The trial court found that Small had indeed pleaded guilty to a felony and thus was disqualified from office under § 561.021.1(1). The court therefore sustained the petition as to count II and entered its judgment and order ousting Small from office on that basis. The court did not make findings or enter a judgment as to count I.
On appeal, Small asserts that the trial court erred in ordering his removal based on § 561.021.1(1) because the statute only mandates forfeiture of office “upon sentencing,” and Small's sentence remains suspended. Small also filed a motion to stay execution of the trial court's judgment. Noting Small's likelihood of success on the merits given the statutory language, this court granted that motion. However, we also ordered the parties to brief the issue of finality in the absence of a judgment as to count I.

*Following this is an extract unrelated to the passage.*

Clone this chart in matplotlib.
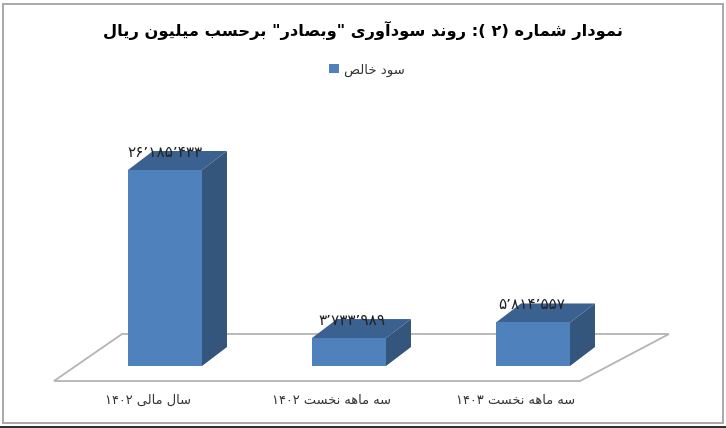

An appellate court has jurisdiction only over final judgments that dispose of all parties and claims in the case and leave nothing for future determination. Lumber Mut. Ins. Co. v. Reload, Inc., 113 S.W.3d 250, 252 (Mo.App.E.D.2003). If the trial court does not either resolve all issues or expressly designate that “there is no just reason for delay,” then the appeal must be dismissed. Id. citing Rule 74.01.
Here, the trial court's judgment lacks any findings and conclusions on count I and leaves unresolved whether Small could be removed from office for violating the anti-nepotism clause of Mo. Const. Art VII § 6. The trial court also did not certify its judgment for appeal as to count II by expressly finding no just reason for delay, as required by Rule 74.01. Consequently, the appeal must be dismissed for lack of a final, appealable judgment.
CLIFFORD H. AHRENS, Judge.
ROY L. RICHTER, P.J., and GLENN A. NORTON, J., concurs.